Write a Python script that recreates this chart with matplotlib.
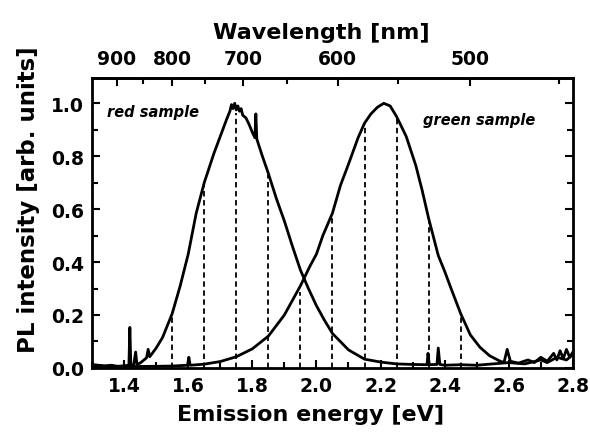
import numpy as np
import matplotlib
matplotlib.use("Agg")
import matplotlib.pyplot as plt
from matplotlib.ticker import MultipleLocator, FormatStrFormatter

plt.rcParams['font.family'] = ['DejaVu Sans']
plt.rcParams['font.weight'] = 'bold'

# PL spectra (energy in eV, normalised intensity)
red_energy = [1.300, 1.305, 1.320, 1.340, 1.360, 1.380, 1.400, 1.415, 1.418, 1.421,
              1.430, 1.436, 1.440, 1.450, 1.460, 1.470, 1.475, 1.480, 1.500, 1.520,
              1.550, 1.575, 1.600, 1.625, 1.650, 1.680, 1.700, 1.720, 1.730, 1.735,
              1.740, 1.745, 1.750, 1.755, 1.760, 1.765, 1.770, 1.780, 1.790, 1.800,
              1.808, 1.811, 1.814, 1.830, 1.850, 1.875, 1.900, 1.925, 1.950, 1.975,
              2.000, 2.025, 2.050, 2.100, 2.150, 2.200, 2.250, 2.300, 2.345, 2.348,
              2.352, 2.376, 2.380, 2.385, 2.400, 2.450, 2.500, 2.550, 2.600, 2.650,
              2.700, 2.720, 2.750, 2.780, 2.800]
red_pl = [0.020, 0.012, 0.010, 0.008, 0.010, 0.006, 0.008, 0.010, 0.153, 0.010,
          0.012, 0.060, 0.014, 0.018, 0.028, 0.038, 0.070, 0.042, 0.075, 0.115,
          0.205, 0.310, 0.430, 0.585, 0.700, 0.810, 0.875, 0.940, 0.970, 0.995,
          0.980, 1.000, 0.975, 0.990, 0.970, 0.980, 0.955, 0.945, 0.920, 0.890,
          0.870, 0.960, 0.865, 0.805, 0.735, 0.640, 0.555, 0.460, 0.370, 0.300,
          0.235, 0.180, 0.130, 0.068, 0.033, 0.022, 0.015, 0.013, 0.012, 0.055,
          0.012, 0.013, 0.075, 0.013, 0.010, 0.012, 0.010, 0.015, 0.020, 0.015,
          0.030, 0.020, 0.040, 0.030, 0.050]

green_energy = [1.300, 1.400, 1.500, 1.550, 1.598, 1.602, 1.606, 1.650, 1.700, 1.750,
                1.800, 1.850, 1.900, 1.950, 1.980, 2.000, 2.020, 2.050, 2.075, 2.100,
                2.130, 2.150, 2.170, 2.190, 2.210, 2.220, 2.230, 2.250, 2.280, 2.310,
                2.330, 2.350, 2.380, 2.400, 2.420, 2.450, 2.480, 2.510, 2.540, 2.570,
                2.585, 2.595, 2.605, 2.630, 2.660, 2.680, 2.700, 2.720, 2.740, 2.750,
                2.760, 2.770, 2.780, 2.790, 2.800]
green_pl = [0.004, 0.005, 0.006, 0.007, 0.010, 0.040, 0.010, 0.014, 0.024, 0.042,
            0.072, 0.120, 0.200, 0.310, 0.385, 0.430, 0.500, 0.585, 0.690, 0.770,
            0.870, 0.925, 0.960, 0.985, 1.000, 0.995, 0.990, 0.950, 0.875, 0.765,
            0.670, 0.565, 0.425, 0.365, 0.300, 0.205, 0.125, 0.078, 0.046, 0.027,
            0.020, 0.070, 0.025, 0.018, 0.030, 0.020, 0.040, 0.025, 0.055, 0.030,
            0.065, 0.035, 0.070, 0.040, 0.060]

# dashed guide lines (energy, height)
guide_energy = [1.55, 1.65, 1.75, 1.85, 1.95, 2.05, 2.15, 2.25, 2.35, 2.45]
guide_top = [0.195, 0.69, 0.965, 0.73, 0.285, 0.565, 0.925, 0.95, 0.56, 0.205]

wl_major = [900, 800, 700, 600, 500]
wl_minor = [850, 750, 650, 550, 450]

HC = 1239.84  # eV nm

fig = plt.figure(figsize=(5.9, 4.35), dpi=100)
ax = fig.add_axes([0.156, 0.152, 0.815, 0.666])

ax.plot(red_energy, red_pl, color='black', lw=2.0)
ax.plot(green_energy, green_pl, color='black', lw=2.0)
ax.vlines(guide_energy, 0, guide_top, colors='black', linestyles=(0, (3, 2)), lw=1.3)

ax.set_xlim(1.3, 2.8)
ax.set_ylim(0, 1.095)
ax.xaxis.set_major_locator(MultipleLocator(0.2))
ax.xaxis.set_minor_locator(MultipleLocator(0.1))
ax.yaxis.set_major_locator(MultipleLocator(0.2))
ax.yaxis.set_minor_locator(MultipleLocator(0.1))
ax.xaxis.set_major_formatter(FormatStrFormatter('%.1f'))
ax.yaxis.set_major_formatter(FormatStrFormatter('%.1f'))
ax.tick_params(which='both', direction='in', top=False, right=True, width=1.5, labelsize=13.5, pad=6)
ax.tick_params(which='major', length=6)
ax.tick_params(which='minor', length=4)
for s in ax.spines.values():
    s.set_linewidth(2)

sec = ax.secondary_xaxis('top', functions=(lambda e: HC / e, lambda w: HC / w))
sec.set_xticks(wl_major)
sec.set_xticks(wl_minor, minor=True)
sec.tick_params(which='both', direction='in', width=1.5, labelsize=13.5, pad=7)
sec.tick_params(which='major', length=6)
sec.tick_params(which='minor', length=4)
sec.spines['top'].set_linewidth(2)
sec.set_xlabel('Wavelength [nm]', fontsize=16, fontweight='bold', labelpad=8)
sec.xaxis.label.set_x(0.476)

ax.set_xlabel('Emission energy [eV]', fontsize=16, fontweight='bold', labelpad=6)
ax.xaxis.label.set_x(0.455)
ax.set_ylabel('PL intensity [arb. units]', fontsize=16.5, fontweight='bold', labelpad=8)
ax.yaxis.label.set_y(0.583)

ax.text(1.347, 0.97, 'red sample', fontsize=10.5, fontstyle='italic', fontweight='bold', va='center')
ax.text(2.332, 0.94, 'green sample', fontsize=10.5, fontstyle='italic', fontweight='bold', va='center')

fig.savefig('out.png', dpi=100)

§ **EXERCISE DESCRIPTION**
Copy each line exactly, and leave the pictures out of your copy.

§ **THE OUTPUT**
Write a Python script that recreates this chart with matplotlib.
import numpy as np
import matplotlib
matplotlib.use("Agg")
import matplotlib.pyplot as plt
from matplotlib.ticker import MultipleLocator, FormatStrFormatter

plt.rcParams['font.family'] = ['DejaVu Sans']
plt.rcParams['font.weight'] = 'bold'

# PL spectra (energy in eV, normalised intensity)
red_energy = [1.300, 1.305, 1.320, 1.340, 1.360, 1.380, 1.400, 1.415, 1.418, 1.421,
              1.430, 1.436, 1.440, 1.450, 1.460, 1.470, 1.475, 1.480, 1.500, 1.520,
              1.550, 1.575, 1.600, 1.625, 1.650, 1.680, 1.700, 1.720, 1.730, 1.735,
              1.740, 1.745, 1.750, 1.755, 1.760, 1.765, 1.770, 1.780, 1.790, 1.800,
              1.808, 1.811, 1.814, 1.830, 1.850, 1.875, 1.900, 1.925, 1.950, 1.975,
              2.000, 2.025, 2.050, 2.100, 2.150, 2.200, 2.250, 2.300, 2.345, 2.348,
              2.352, 2.376, 2.380, 2.385, 2.400, 2.450, 2.500, 2.550, 2.600, 2.650,
              2.700, 2.720, 2.750, 2.780, 2.800]
red_pl = [0.020, 0.012, 0.010, 0.008, 0.010, 0.006, 0.008, 0.010, 0.153, 0.010,
          0.012, 0.060, 0.014, 0.018, 0.028, 0.038, 0.070, 0.042, 0.075, 0.115,
          0.205, 0.310, 0.430, 0.585, 0.700, 0.810, 0.875, 0.940, 0.970, 0.995,
          0.980, 1.000, 0.975, 0.990, 0.970, 0.980, 0.955, 0.945, 0.920, 0.890,
          0.870, 0.960, 0.865, 0.805, 0.735, 0.640, 0.555, 0.460, 0.370, 0.300,
          0.235, 0.180, 0.130, 0.068, 0.033, 0.022, 0.015, 0.013, 0.012, 0.055,
          0.012, 0.013, 0.075, 0.013, 0.010, 0.012, 0.010, 0.015, 0.020, 0.015,
          0.030, 0.020, 0.040, 0.030, 0.050]

green_energy = [1.300, 1.400, 1.500, 1.550, 1.598, 1.602, 1.606, 1.650, 1.700, 1.750,
                1.800, 1.850, 1.900, 1.950, 1.980, 2.000, 2.020, 2.050, 2.075, 2.100,
                2.130, 2.150, 2.170, 2.190, 2.210, 2.220, 2.230, 2.250, 2.280, 2.310,
                2.330, 2.350, 2.380, 2.400, 2.420, 2.450, 2.480, 2.510, 2.540, 2.570,
                2.585, 2.595, 2.605, 2.630, 2.660, 2.680, 2.700, 2.720, 2.740, 2.750,
                2.760, 2.770, 2.780, 2.790, 2.800]
green_pl = [0.004, 0.005, 0.006, 0.007, 0.010, 0.040, 0.010, 0.014, 0.024, 0.042,
            0.072, 0.120, 0.200, 0.310, 0.385, 0.430, 0.500, 0.585, 0.690, 0.770,
            0.870, 0.925, 0.960, 0.985, 1.000, 0.995, 0.990, 0.950, 0.875, 0.765,
            0.670, 0.565, 0.425, 0.365, 0.300, 0.205, 0.125, 0.078, 0.046, 0.027,
            0.020, 0.070, 0.025, 0.018, 0.030, 0.020, 0.040, 0.025, 0.055, 0.030,
            0.065, 0.035, 0.070, 0.040, 0.060]

# dashed guide lines (energy, height)
guide_energy = [1.55, 1.65, 1.75, 1.85, 1.95, 2.05, 2.15, 2.25, 2.35, 2.45]
guide_top = [0.195, 0.69, 0.965, 0.73, 0.285, 0.565, 0.925, 0.95, 0.56, 0.205]

wl_major = [900, 800, 700, 600, 500]
wl_minor = [850, 750, 650, 550, 450]

HC = 1239.84  # eV nm

fig = plt.figure(figsize=(5.9, 4.35), dpi=100)
ax = fig.add_axes([0.156, 0.152, 0.815, 0.666])

ax.plot(red_energy, red_pl, color='black', lw=2.0)
ax.plot(green_energy, green_pl, color='black', lw=2.0)
ax.vlines(guide_energy, 0, guide_top, colors='black', linestyles=(0, (3, 2)), lw=1.3)

ax.set_xlim(1.3, 2.8)
ax.set_ylim(0, 1.095)
ax.xaxis.set_major_locator(MultipleLocator(0.2))
ax.xaxis.set_minor_locator(MultipleLocator(0.1))
ax.yaxis.set_major_locator(MultipleLocator(0.2))
ax.yaxis.set_minor_locator(MultipleLocator(0.1))
ax.xaxis.set_major_formatter(FormatStrFormatter('%.1f'))
ax.yaxis.set_major_formatter(FormatStrFormatter('%.1f'))
ax.tick_params(which='both', direction='in', top=False, right=True, width=1.5, labelsize=13.5, pad=6)
ax.tick_params(which='major', length=6)
ax.tick_params(which='minor', length=4)
for s in ax.spines.values():
    s.set_linewidth(2)

sec = ax.secondary_xaxis('top', functions=(lambda e: HC / e, lambda w: HC / w))
sec.set_xticks(wl_major)
sec.set_xticks(wl_minor, minor=True)
sec.tick_params(which='both', direction='in', width=1.5, labelsize=13.5, pad=7)
sec.tick_params(which='major', length=6)
sec.tick_params(which='minor', length=4)
sec.spines['top'].set_linewidth(2)
sec.set_xlabel('Wavelength [nm]', fontsize=16, fontweight='bold', labelpad=8)
sec.xaxis.label.set_x(0.476)

ax.set_xlabel('Emission energy [eV]', fontsize=16, fontweight='bold', labelpad=6)
ax.xaxis.label.set_x(0.455)
ax.set_ylabel('PL intensity [arb. units]', fontsize=16.5, fontweight='bold', labelpad=8)
ax.yaxis.label.set_y(0.583)

ax.text(1.347, 0.97, 'red sample', fontsize=10.5, fontstyle='italic', fontweight='bold', va='center')
ax.text(2.332, 0.94, 'green sample', fontsize=10.5, fontstyle='italic', fontweight='bold', va='center')

fig.savefig('out.png', dpi=100)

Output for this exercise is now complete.